Dynasty Warriors: Gundam 3 arrives, then, as the most refined of the series' robot spin-offs in recent years. In fact, it's one of the most pacey and exciting Dynasty Warriors games of its generation, and it outshines recent entries to the mainline series in almost every way. Make no mistake: there are shortcomings here. But approached with the right mindset and expectations, this a game that offers considerable breadth and depth.
For Gundam fans, it is a crafted package, packing a huge number of battles from the long-running animated series' mythology into the journey. While there is a main storyline to pursue, the quick-fire nature of the stages (many of which can be completed in as few as three or four minutes) means that you'll be dipping in and out of historical fights across various timelines. The game's freeform structure runs several campaigns concurrently, allowing you to flit between those in which you must befriend another character to those set in the distant past, revealing the key protagonists' backstories.
"The cel-shaded mecha have a solidity and grace that the Dynasty Warriors titles set in the Romance of the Three Kingdoms era have always struggled to achieve."
That said, only the most avid Gundam devotee will be able to maintain a handle on the huge cast of characters (52 are playable, with many more pitching in with support dialogue) and the cat's cradle of social ties that draw them together. This isn't helped by the fact that only a handful of these characters are elaborated beyond the most basic level.
Instead, the air fills with ridiculous battle cries during play (Japanese or English dialogue can be selected), urging you on for who-knows-what. It's never really clear who you are fighting or why, and unless you have a deep-seated affection for Gundam, the game is unlikely to make you a fan of the universe on anything except an aesthetic level.

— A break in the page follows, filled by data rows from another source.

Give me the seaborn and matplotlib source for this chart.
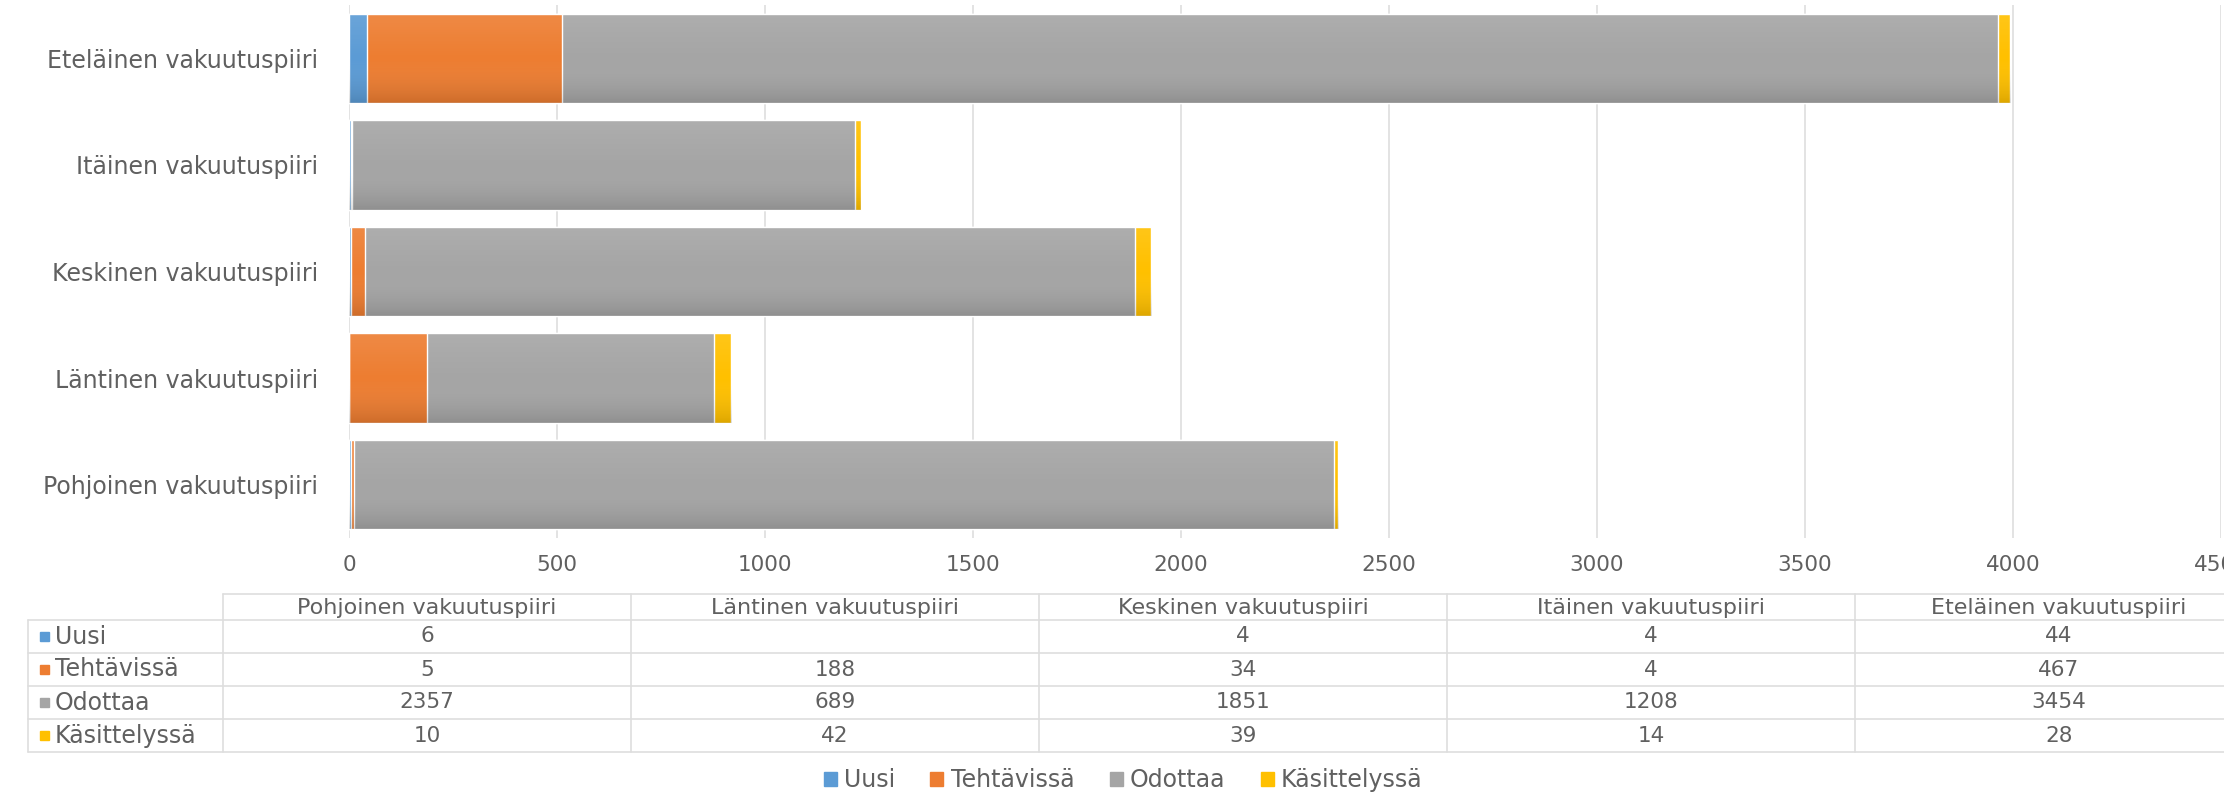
import numpy as np
import seaborn as sns
import pandas as pd
import matplotlib.pyplot as plt
from matplotlib.patches import Rectangle
from matplotlib.colors import LinearSegmentedColormap

districts = ['Pohjoinen vakuutuspiiri',
             'Läntinen vakuutuspiiri',
             'Keskinen vakuutuspiiri',
             'Itäinen vakuutuspiiri',
             'Eteläinen vakuutuspiiri']
statuses = ['Uusi', 'Tehtävissä', 'Odottaa', 'Käsittelyssä']
uusi = [6, None, 4, 4, 44]
tehtavissa = [5, 188, 34, 4, 467]
odottaa = [2357, 689, 1851, 1208, 3454]
kasittelyssa = [10, 42, 39, 14, 28]
x_ticks = [0, 500, 1000, 1500, 2000, 2500, 3000, 3500, 4000, 4500]

colors = ['#5B9BD5', '#ED7D31', '#A5A5A5', '#FFC000']
text_col = '#606060'
line_col = '#DEDEDE'

sns.set_theme(style='white')
plt.rcParams['font.family'] = ['DejaVu Sans']

df = pd.DataFrame({'district': districts, 'Uusi': uusi, 'Tehtävissä': tehtavissa,
                   'Odottaa': odottaa, 'Käsittelyssä': kasittelyssa}).fillna(0)
# cumulative sums for the stacked bars
cum = df[statuses].cumsum(axis=1)
cum['district'] = df['district']
order = districts[::-1]  # Eteläinen at the top

W, H = 2224, 808
fig = plt.figure(figsize=(W / 100, H / 100), dpi=100)
ax = fig.add_axes([349 / W, 1 - 538 / H, (2221 - 349) / W, 533 / H])

# draw largest cumulative first, then overlay the smaller ones
for s, c in reversed(list(zip(statuses, colors))):
    sns.barplot(data=cum, y='district', x=s, order=order, color=c,
                width=0.84, saturation=1, ax=ax, orient='h')

# soft vertical shading on the bars (lighter top, darker bottom)
shade = LinearSegmentedColormap.from_list(
    'shade', [(1, 1, 1, 0.10), (1, 1, 1, 0.0), (0, 0, 0, 0.13)])
grad = np.linspace(0, 1, 64).reshape(-1, 1)
full_bars = ax.patches[:len(order)]
for p in full_bars:
    y0, h, w = p.get_y(), p.get_height(), p.get_width()
    ax.imshow(grad, cmap=shade, aspect='auto', interpolation='bilinear',
              extent=(0, w, y0 + h, y0), zorder=3)

ax.set_xlim(0, 4500)
ax.set_ylim(len(order) - 0.5, -0.5)
ax.set_xticks(x_ticks)
ax.xaxis.grid(True, color=line_col, lw=1.2)
ax.set_axisbelow(True)
for sp in ax.spines.values():
    sp.set_visible(False)
ax.set_xlabel('')
ax.set_ylabel('')
ax.tick_params(axis='x', labelsize=15.5, colors=text_col, length=0, pad=12)
ax.tick_params(axis='y', labelsize=17, colors=text_col, length=0, pad=22)

# Data table below the chart, drawn in pixel coordinates
tab = fig.add_axes([0, 0, 1, 1])
tab.set_xlim(0, W)
tab.set_ylim(H, 0)
tab.axis('off')
col_x0, col_w = 223, 408
lab_x0 = 28
head_top, row_top, row_h = 594, 620, 33
n_rows = len(statuses)

# header row
tab.plot([col_x0, W], [head_top, head_top], color=line_col, lw=1.2)
for i, d in enumerate(districts):
    cx = col_x0 + col_w * (i + 0.5)
    tab.text(cx, (head_top + row_top) / 2 + 1, d, ha='center', va='center',
             fontsize=16, color=text_col)
for i in range(len(districts) + 1):
    x = col_x0 + col_w * i
    tab.plot([x, x], [head_top, row_top + n_rows * row_h], color=line_col, lw=1.2)
tab.plot([lab_x0, lab_x0], [row_top, row_top + n_rows * row_h], color=line_col, lw=1.2)
for r in range(n_rows + 1):
    y = row_top + r * row_h
    tab.plot([lab_x0, W], [y, y], color=line_col, lw=1.2)

table_vals = [uusi, tehtavissa, odottaa, kasittelyssa]
for r, (s, c, vals) in enumerate(zip(statuses, colors, table_vals)):
    yc = row_top + (r + 0.5) * row_h
    tab.add_patch(Rectangle((40, yc - 4.5), 9, 9, color=c))
    tab.text(55, yc, s, ha='left', va='center', fontsize=17, color=text_col)
    for i, v in enumerate(vals):
        if v is None:
            continue
        cx = col_x0 + col_w * (i + 0.5)
        tab.text(cx, yc, str(v), ha='center', va='center', fontsize=15.5, color=text_col)

# legend at the bottom
handles = [Rectangle((0, 0), 1, 1, color=c) for c in colors]
fig.legend(handles, statuses, loc='center', bbox_to_anchor=(1123 / W, 1 - 780 / H),
           ncol=4, frameon=False, fontsize=17, labelcolor=text_col,
           handlelength=0.55, handleheight=0.55, handletextpad=0.3, columnspacing=1.5)

fig.savefig('out.png', dpi=100)
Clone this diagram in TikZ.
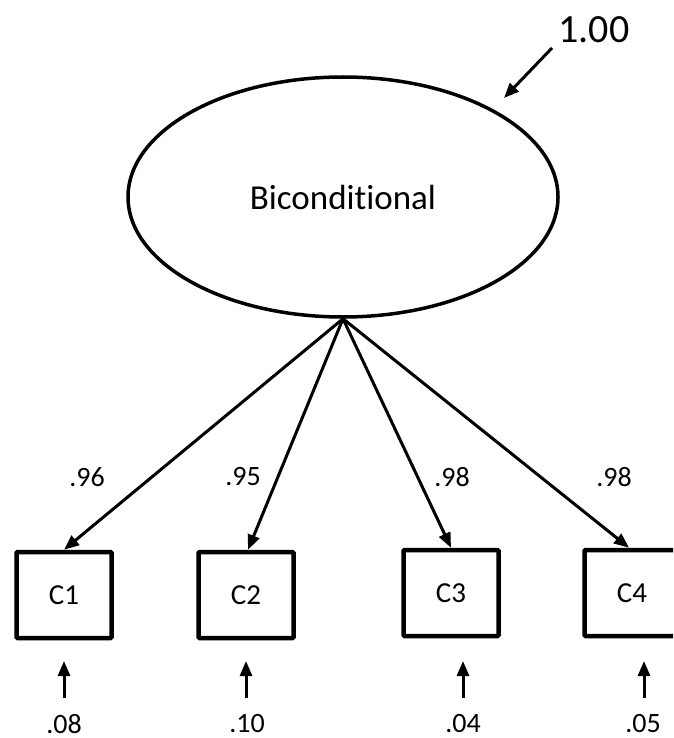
\documentclass[tikz,border=0pt]{standalone}
\usepackage{fontspec}
\setmainfont{Carlito}[Ligatures=NoCommon]
\usetikzlibrary{arrows.meta,shapes.geometric}
\begin{document}
\begin{tikzpicture}[x=1pt,y=-1pt,
  latent/.style={draw,line width=3.5pt,ellipse,minimum width=430pt,minimum height=240pt,inner sep=0pt,font=\fontsize{35}{40}\selectfont},
  observed/.style={draw,line width=4.5pt,rectangle,rounded corners=1pt,minimum width=95pt,minimum height=86pt,inner sep=0pt,font=\fontsize{29}{34}\selectfont},
  path/.style={line width=3pt,-{Triangle[length=15pt,width=12pt]}},
  coef/.style={font=\fontsize{28}{32}\selectfont,inner sep=0pt},
  big/.style={font=\fontsize{40}{46}\selectfont,inner sep=0pt}]
\useasboundingbox (0,0) rectangle (673,738);
\clip (0,0) rectangle (673,738);
% latent factor
\node[latent] (F) at (343,197) {Biconditional};
\node[big] (V) at (594,30) {1.00};
\coordinate (Vs) at (552,48);
\draw[path] (Vs) -- (504,98) coordinate (Ve);
% indicators
\node[observed] (C1) at (64,595) {C1};
\node[observed] (C2) at (246,595) {C2};
\node[observed] (C3) at (451,593) {C3};
\node[observed] (C4) at (632,593) {C4};
% loadings
\draw[path] (F.south) -- (C1.north);
\draw[path] (F.south) -- ([xshift=2pt]C2.north);
\draw[path] (F.south) -- (C3.north);
\draw[path] (F.south) -- ([xshift=-3pt]C4.north);
\node[coef] (l1) at (87,477) {.96};
\node[coef] (l2) at (243,477) {.95};
\node[coef] (l3) at (452,477) {.98};
\node[coef] (l4) at (614,477) {.98};
% residual variances
\node[coef] (e1) at (64,724) {.08};
\node[coef] (e2) at (247,724) {.10};
\node[coef] (e3) at (463,724) {.04};
\node[coef] (e4) at (643,724) {.05};
\foreach \i/\x in {1/64,2/246,3/463,4/644}{
  \coordinate (r\i a) at (\x,698);
  \coordinate (r\i b) at (\x,661);
  \draw[path] (r\i a) -- (r\i b);
}
\end{tikzpicture}
\end{document}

But it might well do that, because Gundam 3 is a pretty game. The cel-shaded mecha have a solidity and grace that the Dynasty Warriors titles set in the Romance of the Three Kingdoms era have always struggled to achieve. There is a huge array of different mecha to collect and pilot in the game, and slicing through a sea of robots with a giant pink beam sword never grows old. The environments in which you battle may repeat too often, but they are filled with enough action and interest to bear that repetition.